SOURCE DATA:
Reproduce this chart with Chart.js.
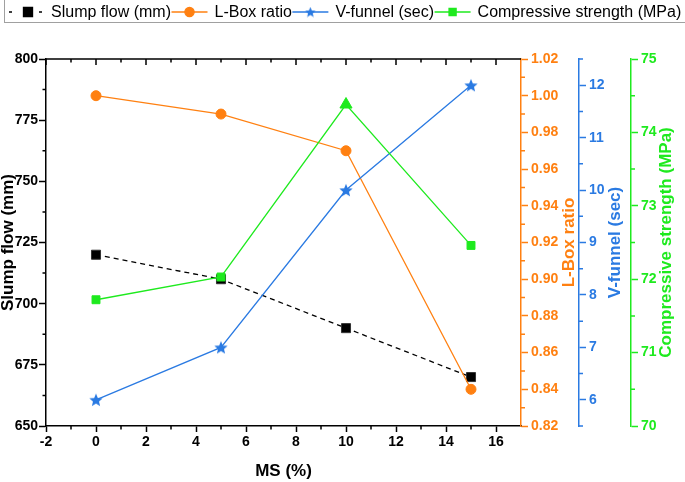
<!DOCTYPE html>
<html>
<head>
<meta charset="utf-8">
<script src="https://cdn.jsdelivr.net/npm/chart.js@4"></script>
<style>
html,body{margin:0;padding:0;background:#fff;}
#wrap{width:685px;height:482px;position:relative;}
</style>
</head>
<body>
<div id="wrap"><canvas id="c" width="685" height="482"></canvas></div>
<script>
// ---- data ----
const msPct = [0, 5, 10, 15];
const slumpFlow = [720, 710, 690, 670];
const lBoxRatio = [1.00, 0.99, 0.97, 0.84];
const vFunnel = [6.0, 7.0, 10.0, 12.0];
const compStrength = [71.72, 72.03, 74.38, 72.46];
const compMarkers = ['rect', 'rect', 'triangle', 'rect'];

const seriesLabels = ['Slump flow (mm)', 'L-Box ratio', 'V-funnel (sec)', 'Compressive strength (MPa)'];

// ---- ticks ----
const xTicks = [-2, 0, 2, 4, 6, 8, 10, 12, 14, 16];
const slumpTicks = [650, 675, 700, 725, 750, 775, 800];
const lBoxTicks = [0.82, 0.84, 0.86, 0.88, 0.90, 0.92, 0.94, 0.96, 0.98, 1.00, 1.02];
const vFunnelTicks = [6, 7, 8, 9, 10, 11, 12];
const compTicks = [70, 71, 72, 73, 74, 75];

const xMinor = [-1, 1, 3, 5, 7, 9, 11, 13, 15];
const slumpMinor = [662.5, 687.5, 712.5, 737.5, 762.5, 787.5];
const lBoxMinor = [0.83, 0.85, 0.87, 0.89, 0.91, 0.93, 0.95, 0.97, 0.99, 1.01];
const vFunnelMinor = [5.5, 6.5, 7.5, 8.5, 9.5, 10.5, 11.5, 12.5];
const compMinor = [70.5, 71.5, 72.5, 73.5, 74.5];

const axisTitles = {x: 'MS (%)', y: 'Slump flow (mm)', y1: 'L-Box ratio', y2: 'V-funnel (sec)', y3: 'Compressive strength (MPa)'};

// ---- styles ----
const F = "'Liberation Sans', Arial, sans-serif";
const C_BLACK = '#000000';
const C_ORANGE = '#FF8011';
const C_BLUE = '#2A7AE2';
const C_GREEN = '#1EEA1E';
const TICK_SIZE = 14;

Chart.defaults.font.family = F;
Chart.defaults.font.size = TICK_SIZE;
Chart.defaults.font.weight = 'bold';

function starCanvas(size, color) {
  const c = document.createElement('canvas');
  c.width = size; c.height = size;
  const g = c.getContext('2d');
  g.fillStyle = color;
  g.beginPath();
  const R = size / 2, r = R * 0.45, cx = size / 2, cy = size / 2 + R * 0.1;
  for (let i = 0; i < 10; i++) {
    const a = -Math.PI / 2 + i * Math.PI / 5;
    const rad = (i % 2) ? r : R;
    g.lineTo(cx + rad * Math.cos(a), cy + rad * Math.sin(a));
  }
  g.closePath();
  g.fill();
  return c;
}
const starBig = starCanvas(14, C_BLUE);
const starSmall = starCanvas(11, C_BLUE);

function pts(ys) { return msPct.map((x, i) => ({x: x, y: ys[i]})); }
function setTicks(arr) { return s => { s.ticks = arr.map(v => ({value: v})); }; }

function tickFont() { return {family: F, size: TICK_SIZE, weight: 'bold'}; }

function yAxis(opts) {
  return Object.assign({
    type: 'linear',
    ticks: {color: opts.color, font: tickFont(), padding: 3, autoSkip: false, callback: opts.fmt},
    grid: {display: true, drawOnChartArea: false, tickLength: 7, tickColor: opts.color, tickWidth: 1.5},
    border: {display: true, color: opts.color, width: 1.5},
    title: {display: false}
  }, opts.extra);
}

const decor = {
  id: 'decor',
  afterDraw(chart) {
    const ctx = chart.ctx, ca = chart.chartArea, sc = chart.scales;
    ctx.save();
    ctx.lineWidth = 1.5;
    // top frame with inward ticks
    ctx.strokeStyle = C_BLACK;
    ctx.beginPath();
    ctx.moveTo(ca.left, ca.top); ctx.lineTo(ca.right, ca.top);
    xTicks.forEach(v => { const px = sc.x.getPixelForValue(v); ctx.moveTo(px, ca.top); ctx.lineTo(px, ca.top + 6); });
    xMinor.forEach(v => { const px = sc.x.getPixelForValue(v); ctx.moveTo(px, ca.top); ctx.lineTo(px, ca.top + 3.5); });
    // bottom minor ticks
    xMinor.forEach(v => { const px = sc.x.getPixelForValue(v); ctx.moveTo(px, ca.bottom); ctx.lineTo(px, ca.bottom + 3.5); });
    // left minor ticks
    slumpMinor.forEach(v => { const py = sc.y.getPixelForValue(v); ctx.moveTo(ca.left, py); ctx.lineTo(ca.left - 3.5, py); });
    ctx.stroke();
    // right axes minor ticks
    [[sc.y1, lBoxMinor, C_ORANGE], [sc.y2, vFunnelMinor, C_BLUE], [sc.y3, compMinor, C_GREEN]].forEach(([s, arr, col]) => {
      ctx.strokeStyle = col;
      ctx.beginPath();
      arr.forEach(v => { const py = s.getPixelForValue(v); ctx.moveTo(s.left, py); ctx.lineTo(s.left + 4, py); });
      ctx.stroke();
    });
    // right axis titles (reading bottom to top)
    const cy = (ca.top + ca.bottom) / 2;
    ctx.font = "bold 17px " + F;
    ctx.textAlign = 'center';
    ctx.textBaseline = 'middle';
    [[sc.y1, axisTitles.y1, C_ORANGE, 48.5], [sc.y2, axisTitles.y2, C_BLUE, 36.5], [sc.y3, axisTitles.y3, C_GREEN, 35]].forEach(([s, t, col, off]) => {
      ctx.save();
      ctx.translate(s.left + off, cy);
      ctx.rotate(-Math.PI / 2);
      ctx.fillStyle = col;
      ctx.fillText(t, 0, 0);
      ctx.restore();
    });
    // legend
    ctx.strokeStyle = '#A0A0A0';
    ctx.lineWidth = 1;
    ctx.strokeRect(4.5, -2, 720, 24.5);
    ctx.font = "16px " + F;
    ctx.textAlign = 'left';
    const ly = 12;
    let x = 8;
    const ds = chart.data.datasets;
    ds.forEach((d, i) => {
      ctx.save();
      ctx.strokeStyle = d.borderColor;
      ctx.fillStyle = d.borderColor;
      ctx.lineWidth = 1.3;
      if (d.borderDash) ctx.setLineDash([3, 12]);
      ctx.beginPath();
      ctx.moveTo(i === 0 ? x + 1 : x, ly); ctx.lineTo(x + 36, ly);
      ctx.stroke();
      ctx.setLineDash([]);
      const mx = x + (i === 0 ? 20 : 18);
      if (i === 2) {
        ctx.drawImage(starSmall, mx - starSmall.width / 2, ly - starSmall.height / 2);
      } else {
        Chart.helpers.drawPoint(ctx, {
          pointStyle: i === 1 ? 'circle' : 'rect',
          radius: i === 0 ? 6.4 : (i === 1 ? 4.6 : 5),
          borderWidth: 1, rotation: 0
        }, mx, ly);
      }
      ctx.restore();
      ctx.fillStyle = '#000';
      ctx.fillText(d.label, x + 43, ly + 1);
      x = x + 43 + ctx.measureText(d.label).width + 0.5;
    });
    ctx.restore();
  }
};

new Chart(document.getElementById('c'), {
  type: 'line',
  data: {
    datasets: [
      {
        label: seriesLabels[0], data: pts(slumpFlow), yAxisID: 'y',
        borderColor: C_BLACK, backgroundColor: C_BLACK, borderWidth: 1.3, borderDash: [5, 4],
        pointStyle: 'rect', pointRadius: 6.4, pointBorderColor: '#333', pointBackgroundColor: C_BLACK, pointBorderWidth: 1,
        order: 4
      },
      {
        label: seriesLabels[1], data: pts(lBoxRatio), yAxisID: 'y1',
        borderColor: C_ORANGE, backgroundColor: C_ORANGE, borderWidth: 1.3,
        pointStyle: 'circle', pointRadius: 5, pointBorderColor: C_ORANGE, pointBackgroundColor: C_ORANGE, pointBorderWidth: 1,
        order: 3
      },
      {
        label: seriesLabels[2], data: pts(vFunnel), yAxisID: 'y2',
        borderColor: C_BLUE, backgroundColor: C_BLUE, borderWidth: 1.3,
        pointStyle: starBig, pointRadius: 6, pointBorderColor: C_BLUE, pointBackgroundColor: C_BLUE,
        order: 2
      },
      {
        label: seriesLabels[3], data: pts(compStrength), yAxisID: 'y3',
        borderColor: C_GREEN, backgroundColor: C_GREEN, borderWidth: 1.3,
        pointStyle: compMarkers, pointRadius: [5.6, 5.6, 7, 5.6], pointBorderColor: C_GREEN, pointBackgroundColor: C_GREEN, pointBorderWidth: 1,
        order: 1
      }
    ]
  },
  options: {
    responsive: false,
    animation: false,
    devicePixelRatio: 1,
    layout: {padding: {top: 59, left: 0, right: 0, bottom: 0}},
    plugins: {legend: {display: false}, tooltip: {enabled: false}},
    scales: {
      x: {
        type: 'linear', position: 'bottom', min: -2, max: 17,
        afterBuildTicks: setTicks(xTicks),
        ticks: {color: C_BLACK, font: tickFont(), padding: 2, maxRotation: 0, autoSkip: false, callback: v => String(v)},
        grid: {display: true, drawOnChartArea: false, tickLength: 6, tickColor: C_BLACK, tickWidth: 1.5},
        border: {display: true, color: C_BLACK, width: 1.5},
        title: {display: true, text: axisTitles.x, color: C_BLACK, font: {family: F, size: 17, weight: 'bold'}, padding: 0},
        afterFit: s => { s.height = 56; }
      },
      y: yAxis({color: C_BLACK, fmt: v => String(v), extra: {
        position: 'left', min: 650, max: 800,
        afterBuildTicks: setTicks(slumpTicks),
        ticks: {color: C_BLACK, font: tickFont(), padding: 1, autoSkip: false, callback: v => String(v)},
        title: {display: true, text: axisTitles.y, color: C_BLACK, font: {family: F, size: 17, weight: 'bold', lineHeight: 1}, padding: 0},
        afterFit: s => { s.width = 46; }
      }}),
      y1: yAxis({color: C_ORANGE, fmt: v => v.toFixed(2), extra: {
        position: 'right', weight: 1, min: 0.82, max: 1.02,
        afterBuildTicks: setTicks(lBoxTicks),
        afterFit: s => { s.width = 58; }
      }}),
      y2: yAxis({color: C_BLUE, fmt: v => String(v), extra: {
        position: 'right', weight: 2, min: 5.5, max: 12.5,
        afterBuildTicks: setTicks(vFunnelTicks),
        afterFit: s => { s.width = 52; }
      }}),
      y3: yAxis({color: C_GREEN, fmt: v => String(v), extra: {
        position: 'right', weight: 3, min: 70, max: 75,
        afterBuildTicks: setTicks(compTicks),
        afterFit: s => { s.width = 54; }
      }})
    }
  },
  plugins: [decor]
});
</script>
</body>
</html>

THE REQUEST:
Select every line of the material above holding the word "with" and copy it.

TASK RESULT:
Reproduce this chart with Chart.js.
    // top frame with inward ticks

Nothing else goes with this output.